**Job:** Go through the listing below and list every line with "page".
________________
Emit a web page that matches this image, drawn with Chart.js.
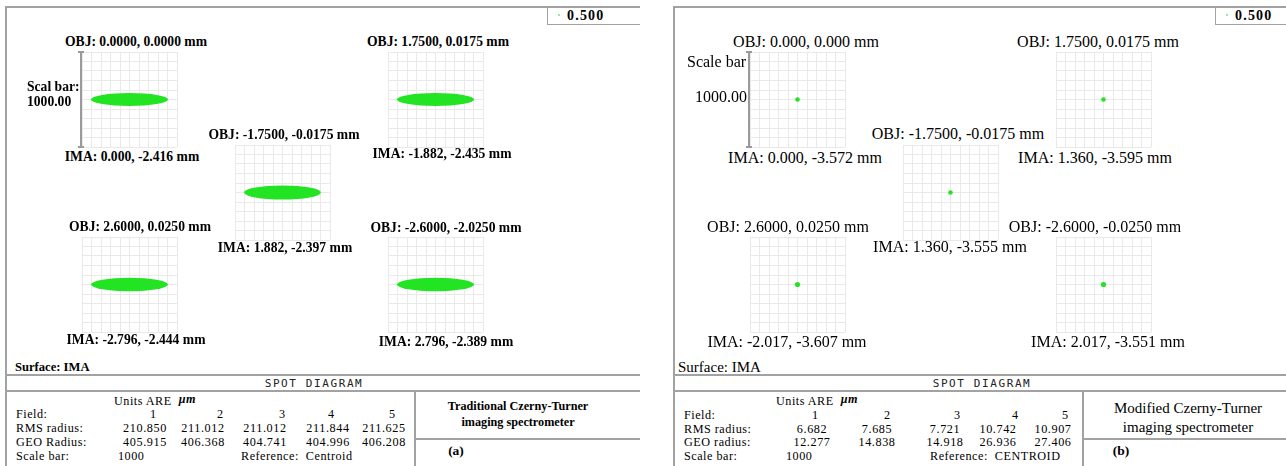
<!DOCTYPE html>
<html>
<head>
<meta charset="utf-8">
<script src="https://cdn.jsdelivr.net/npm/chart.js@4.4.1/dist/chart.umd.min.js"></script>
<style>
  html, body { margin: 0; padding: 0; background: #fff; }
  #page { position: relative; width: 1286px; height: 466px; overflow: hidden;
          font-family: "Liberation Serif", "Times New Roman", serif; color: #000; }
  .t { position: absolute; white-space: nowrap; line-height: 1; }
  .mu { font-weight: bold; font-style: italic; position: relative; top: -2px; }
  .ln { position: absolute; background: #a2a2a2; }
  canvas { position: absolute; }
</style>
</head>
<body>
<div id="page"></div>
<script>
// ---- spot diagram data (field 1..5), radii in micrometres ----
const FIELDS = [1, 2, 3, 4, 5];
const WAVELENGTH = 0.500;          // µm
const SCALE_BAR = 1000;            // µm, full height of each grid box
const GRID_STEP = 100;             // µm per grid cell

// (a) traditional Czerny-Turner
const OBJ_A = ['0.0000, 0.0000', '1.7500, 0.0175', '-1.7500, -0.0175', '2.6000, 0.0250', '-2.6000, -2.0250'];
const IMA_A = ['0.000, -2.416', '-1.882, -2.435', '1.882, -2.397', '-2.796, -2.444', '2.796, -2.389'];
const RMS_A = [210.850, 211.012, 211.012, 211.844, 211.625];
const GEO_A = [405.915, 406.368, 404.741, 404.996, 406.208];
const SPOT_HALF_HEIGHT_A = [68, 68, 74, 72, 72];   // vertical extent of the elongated spots

// (b) modified Czerny-Turner
const OBJ_B = ['0.000, 0.000', '1.7500, 0.0175', '-1.7500, -0.0175', '2.6000, 0.0250', '-2.6000, -0.0250'];
const IMA_B = ['0.000, -3.572', '1.360, -3.595', '1.360, -3.555', '-2.017, -3.607', '2.017, -3.551'];
const RMS_B = [6.682, 7.685, 7.721, 10.742, 10.907];
const GEO_B = [12.277, 14.838, 14.918, 26.936, 27.406];

// ---- page layout ----
const page = document.getElementById('page');
const GREEN = '#22e422';
const BOX = 95;      // grid box size in px
const PADL = 6;      // room left of the grid for the scale bar
const ROW = 13.8;    // table row pitch in px
const TSIZE = 12.2;  // table font size

function text(str, x, y, size, o = {}) {
  const d = document.createElement('div');
  d.className = 't';
  if (o.html) d.innerHTML = str; else d.textContent = str;
  d.style.fontSize = size + 'px';
  d.style.left = x + 'px';
  d.style.top = y + 'px';
  const ax = o.align === 'center' ? '-50%' : o.align === 'right' ? '-100%' : '0';
  d.style.transform = `translate(${ax},-50%)`;
  if (o.weight) d.style.fontWeight = o.weight;
  if (o.style) d.style.fontStyle = o.style;
  if (o.family) d.style.fontFamily = o.family;
  if (o.spacing) d.style.letterSpacing = o.spacing + 'px';
  if (o.color) d.style.color = o.color;
  page.appendChild(d);
  return d;
}
function hline(x1, x2, y, w = 2) {
  const d = document.createElement('div');
  d.className = 'ln';
  Object.assign(d.style, { left: x1 + 'px', top: (y - w / 2) + 'px', width: (x2 - x1) + 'px', height: w + 'px' });
  page.appendChild(d);
}
function vline(x, y1, y2, w = 2) {
  const d = document.createElement('div');
  d.className = 'ln';
  Object.assign(d.style, { left: (x - w / 2) + 'px', top: y1 + 'px', width: w + 'px', height: (y2 - y1) + 'px' });
  page.appendChild(d);
}

// draws every spot as a filled ellipse sized through the chart scales
const spotPlugin = {
  id: 'spot',
  afterDatasetsDraw(chart) {
    const { ctx, scales: { x, y } } = chart;
    chart.data.datasets.forEach(ds => {
      ds.data.forEach(p => {
        const cx = x.getPixelForValue(p.x);
        const cy = y.getPixelForValue(p.y);
        const rx = Math.max(Math.abs(x.getPixelForValue(p.x + p.rx) - cx), ds.minPx || 0);
        const ry = Math.max(Math.abs(y.getPixelForValue(p.y + p.ry) - cy), ds.minPx || 0);
        ctx.save();
        ctx.fillStyle = ds.backgroundColor;
        ctx.beginPath();
        ctx.ellipse(cx, cy, rx, ry, 0, 0, Math.PI * 2);
        ctx.fill();
        ctx.restore();
      });
    });
  }
};
// vertical scale bar on the left edge of the first field
const scaleBarPlugin = {
  id: 'scaleBar',
  afterDraw(chart, args, opts) {
    if (!opts.show) return;
    const { ctx, scales: { y }, chartArea } = chart;
    const x0 = chartArea.left - 1;
    const top = y.getPixelForValue(y.min + SCALE_BAR);
    const bot = y.getPixelForValue(y.min);
    ctx.save();
    ctx.strokeStyle = '#9a9a9a';
    ctx.lineWidth = 2;
    ctx.beginPath();
    ctx.moveTo(x0, top); ctx.lineTo(x0, bot);
    ctx.moveTo(x0 - 3, top); ctx.lineTo(x0 + 3, top);
    ctx.moveTo(x0 - 3, bot); ctx.lineTo(x0 + 3, bot);
    ctx.stroke();
    ctx.restore();
  }
};

function spotChart(left, top, rx, ry, minPx, withBar) {
  const c = document.createElement('canvas');
  c.width = BOX + PADL + 1; c.height = BOX + 2;
  c.style.left = (left - PADL) + 'px';
  c.style.top = (top - 1) + 'px';
  page.appendChild(c);
  const axis = {
    type: 'linear', min: -SCALE_BAR / 2, max: SCALE_BAR / 2,
    ticks: { display: false, stepSize: GRID_STEP },
    grid: { color: '#e9e9e9', lineWidth: 1, drawTicks: false },
    border: { display: false }
  };
  return new Chart(c, {
    type: 'scatter',
    data: { datasets: [{ data: [{ x: 0, y: 0, rx, ry }], pointRadius: 0, backgroundColor: GREEN, minPx }] },
    options: {
      responsive: false, animation: false, events: [],
      layout: { padding: { left: PADL, top: 1, right: 1, bottom: 1 } },
      plugins: { legend: { display: false }, tooltip: { enabled: false }, scaleBar: { show: withBar } },
      scales: { x: axis, y: JSON.parse(JSON.stringify(axis)) }
    },
    plugins: [spotPlugin, scaleBarPlugin]
  });
}

function panel(cfg) {
  const ox = cfg.ox;
  const R = ox + 640;
  // frame and table rules
  vline(ox + 6, 6, 466);
  hline(ox + 6, R, 7);
  hline(ox + 6, R, 375);
  hline(ox + 6, R, 391);
  vline(ox + 415, 391, 466);
  hline(ox + 415, R, 439);
  // wavelength legend box
  vline(ox + 547, 7, 24, 1);
  hline(ox + 547, R, 24, 1);
  const dot = document.createElement('div');
  Object.assign(dot.style, { position: 'absolute', left: (ox + 558) + 'px', top: '14px', width: '2px', height: '2px', background: '#9be89b' });
  page.appendChild(dot);
  text(WAVELENGTH.toFixed(3), ox + 567, 16, 14, { weight: 'bold', spacing: 1.2 });

  // spot grids with their labels
  FIELDS.forEach((f, i) => {
    const [gx, gy] = cfg.grid[i];
    const rx = cfg.geo[i];
    const ry = cfg.halfHeight ? cfg.halfHeight[i] : cfg.geo[i];
    spotChart(ox + gx, gy, rx, ry, cfg.minPx, i === 0);
    text('OBJ: ' + cfg.obj[i] + ' mm', cfg.objPos[i][0], cfg.objPos[i][1], cfg.labelSize, { align: 'center', weight: cfg.labelWeight });
    text('IMA: ' + cfg.ima[i] + ' mm', cfg.imaPos[i][0], cfg.imaPos[i][1], cfg.labelSize, { align: 'center', weight: cfg.labelWeight });
  });
  cfg.barText.forEach(b => text(b[0], b[1], b[2], cfg.labelSize, { weight: cfg.labelWeight }));
  text('Surface: IMA', cfg.surfaceX, 367, cfg.labelSize - 1, { weight: cfg.labelWeight });

  // summary table
  text('SPOT DIAGRAM', ox + 314, 383, 11, { align: 'center', family: '"DejaVu Sans Mono", monospace', spacing: 1.6, color: '#222' });
  const T = cfg.table;
  const y0 = T.firstRow;
  const sp = { spacing: 0.5 };
  text('Units ARE\u00a0 <span class="mu">\u03bcm</span>', T.unitsX, y0 - ROW, TSIZE, { html: true, spacing: 0.5 });
  ['Field:', 'RMS radius:', T.geoName, 'Scale bar:'].forEach((s, r) => text(s, ox + 16, y0 + r * ROW, TSIZE, sp));
  FIELDS.forEach((f, i) => {
    text(String(f), T.headX[i], y0, TSIZE, { align: 'center' });
    text(cfg.rms[i].toFixed(3), T.colX[i], y0 + ROW, TSIZE, { align: 'center', spacing: 0.6 });
    text(cfg.geo[i].toFixed(3), T.colX[i], y0 + 2 * ROW, TSIZE, { align: 'center', spacing: 0.6 });
  });
  text(String(SCALE_BAR), T.barX, y0 + 3 * ROW, TSIZE, sp);
  text('Reference:\u00a0 ' + T.ref, T.refX, y0 + 3 * ROW, TSIZE, sp);
  text(cfg.title[0], cfg.titleX, cfg.titleY[0], cfg.titleSize, { align: 'center', weight: cfg.titleWeight });
  text(cfg.title[1], cfg.titleX, cfg.titleY[1], cfg.titleSize, { align: 'center', weight: cfg.titleWeight });
  text(cfg.tag, cfg.tagX, 451, 13.5, { align: 'center', weight: 'bold' });
}

const GRID = [[82, 52], [388, 52], [235, 145], [82, 237], [388, 237]];

panel({
  ox: 0, geo: GEO_A, rms: RMS_A, halfHeight: SPOT_HALF_HEIGHT_A, minPx: 0,
  grid: GRID, obj: OBJ_A, ima: IMA_A, labelSize: 13.6, labelWeight: 'bold',
  objPos: [[136, 42], [438, 42], [284, 135], [140, 227], [446, 228]],
  imaPos: [[132, 157], [442, 154], [285, 248], [136, 340], [446, 342]],
  barText: [['Scal bar:', 27, 87], ['1000.00', 27, 102]],
  surfaceX: 15,
  table: { unitsX: 114, firstRow: 414.3,
           colX: [145, 203, 265, 328, 384], headX: [153, 220, 282, 331, 392],
           geoName: 'GEO Radius:', barX: 118, refX: 241, ref: 'Centroid' },
  title: ['Traditional Czerny-Turner', 'imaging spectrometer'], titleX: 518, titleY: [406, 422], titleSize: 12.2, titleWeight: 'bold',
  tag: '(a)', tagX: 456
});

panel({
  ox: 668, geo: GEO_B, rms: RMS_B, halfHeight: null, minPx: 2.3,
  grid: GRID, obj: OBJ_B, ima: IMA_B, labelSize: 16, labelWeight: 'normal',
  objPos: [[806, 42], [1098, 42], [958, 134], [788, 227], [1095, 227]],
  imaPos: [[805, 158], [1095, 158], [950, 247], [787, 342], [1108, 342]],
  barText: [['Scale bar', 687, 62], ['1000.00', 695, 97]],
  surfaceX: 678,
  table: { unitsX: 776, firstRow: 414.8,
           colX: [812, 877, 945, 998, 1053], headX: [815, 887, 957, 1015, 1065],
           geoName: 'GEO radius:', barX: 786, refX: 930, ref: 'CENTROID' },
  title: ['Modified Czerny-Turner', 'imaging spectrometer'], titleX: 1188, titleY: [408, 427], titleSize: 15, titleWeight: 'normal',
  tag: '(b)', tagX: 1121
});
</script>
</body>
</html>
________________
**The reply:**
Emit a web page that matches this image, drawn with Chart.js.
  #page { position: relative; width: 1286px; height: 466px; overflow: hidden;
<div id="page"></div>
// ---- page layout ----
const page = document.getElementById('page');
  page.appendChild(d);
  page.appendChild(d);
  page.appendChild(d);
  page.appendChild(c);
  page.appendChild(dot);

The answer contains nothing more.